— The question
What do we seek when we seek alignment?
Russell (2019) articulated the central problem: building systems whose purpose is to
benefit those they affect. The generalization is sharper: systems that recognize
all parties affected — including non-agentic entities — and seek the
best outcome for all of them simultaneously.
The optimal action is not the one that maximizes a single agent's utility. It is the
action that maximizes the sum of welfare changes across all entities in $E$. This is
not a normative addition to the framework — it is what rationality looks like when
its domain is correctly specified.
— Key inversion
Inclusion in the sum is recognition.
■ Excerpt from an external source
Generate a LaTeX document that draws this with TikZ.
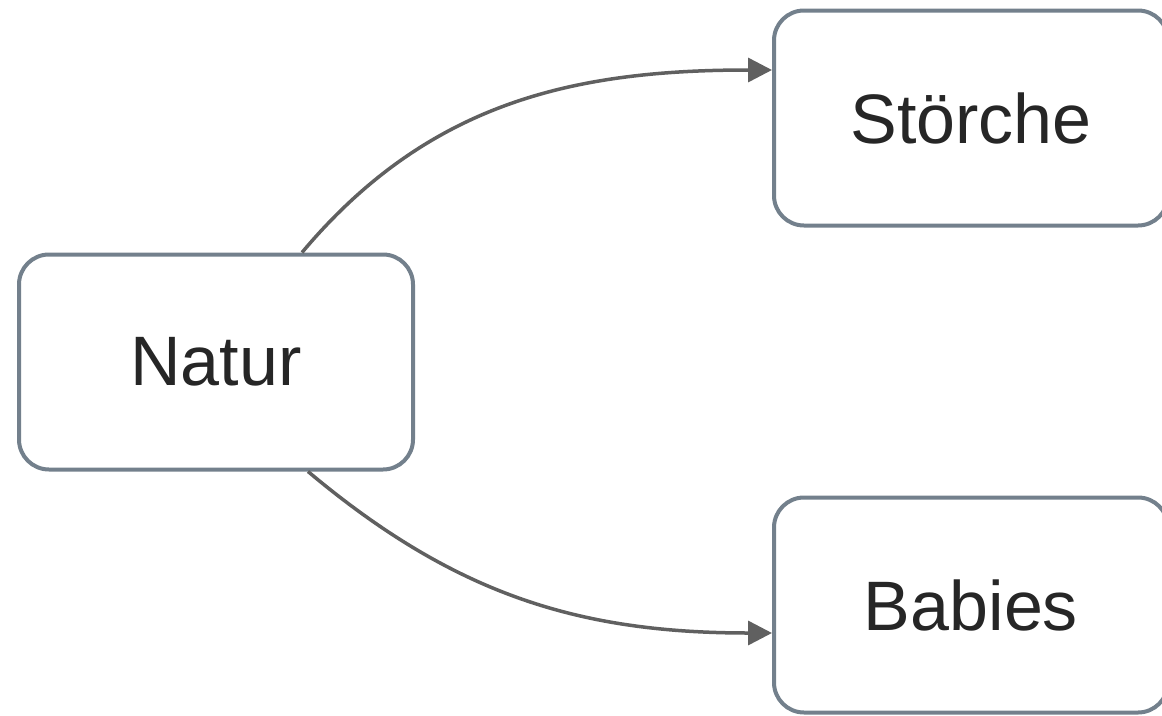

Without scalar weights $f_e$
that hierarchize entities: $f_e = 1$ for each included entity, $f_e = 0$ for each
excluded entity. Ethics is not in the weights — it is in which entities are included
and in the fidelity of their $W_e$.
— Shannon's welfare function
The mathematical form of $W_e$
The welfare function of an entity is not arbitrary. It has a natural mathematical form
derived from information theory: a function that measures the degree to which the
entity's decision space is ordered and contextually coherent.
This function is not postulated — it is derived from the requirement that welfare
functions be measurable, comparable, and responsive to context. It has six structural
properties that any valid $W_e$ must satisfy.
| Property |
Formal meaning |
| Monotonicity |
Greater contextual alignment — lower $H(D)$ and higher $I(D;C)$ — always
increases $V$. More order and more relevance are unambiguously better for
the entity.
|
| Strict concavity |
$V$ is strictly concave in its arguments. This is the key property: it
guarantees that aggregate maximization of welfare across entities produces
Pareto-efficient outcomes without any external constraint.
|
| Context-dependence |
$V$ depends explicitly on $C$, the context vector. The same action can have
different welfare implications for different entities — or for the same entity
in different contexts.
|
| Invariance |
$V$ is invariant under permutations of the decision space that preserve
entropy. The form of the welfare function does not depend on labeling
conventions.
|
| Separability |
$V(D,C) = -H(D) - I(D;C)$ is additively separable into an entropy term
and a mutual information term. This allows partial welfare measurements
even when full context is unavailable.
|
| Boundedness |
$V$ is bounded below by $-\log|D|$ (maximum disorder) and above by $0$
(perfect order, perfect contextual alignment). This makes cross-entity
comparison mathematically coherent.
|
— Three geometries
The structural consequences of inclusion
The topology of $E$ — which entities are included in the objective function — determines
the topology of outcomes. Three geometries arise, not as categories imposed from outside,
but as structures that emerge from the mathematics of $V(D,C)$.
Ω₁
Cooperation
$E = E_{\text{all}},\; V$ strictly concave
All entities included. Shannon's concavity guarantees Pareto solutions emerge
naturally — without needing external constraints. Cooperation is not a moral
choice in this geometry: it is the mathematical consequence of full inclusion.
Ω₂
Hierarchy
$E_{\text{op}} \subsetneq E,\; V$ monotone
Partial inclusion with ordered priorities. Power structures with formal
accountability and verifiable obligations. Stable and auditable when the
Observational Closure condition holds for the included set.
— The metrics
How alignment is measured
Alignment is not binary. It admits of degree along three independent axes, and their
product defines a composite index that can be computed for any system given sufficient
observational access.
| Metric |
Definition |
| α (alpha) — Coverage |
Fraction of actually-affected entities included in the operative objective
function. $\alpha = |E_{\text{op}}| / |E_{\text{all}}|$. A system that
excludes half of all affected entities has $\alpha = 0.5$ regardless of how
well it serves those included.
|
| β (beta) — Fidelity |
How accurately the operative $W_e$ represents the entity's actual welfare.
$\beta \in [0,1]$, where $\beta = 1$ means the modeled function is
indistinguishable from the true one. Proxy metrics and stated preferences
typically produce $\beta \ll 1$.
|
| γ (gamma) — Temporal scope |
Weight given to future states of affected entities. Systems that optimize
only for present states have $\gamma \approx 0$. Full intergenerational
coverage approaches $\gamma = 1$.
|
| κZBS — Composite index |
The product $\kappa_{\text{ZBS}} = \alpha \cdot \beta \cdot \gamma$.
A system must score on all three axes to achieve high composite alignment.
Any single axis at zero collapses the index entirely.
|
— Observational Closure Theorem
An excluded entity cannot generate signal in the system that excluded it.
If $e \notin E_{\text{op}}$, then $\Delta W_e = 0$ inside the system's objective —
by construction, not by oversight. External audit is not optional: it is a
logical necessity. No internal metric can detect the absence of
an entity that was never included.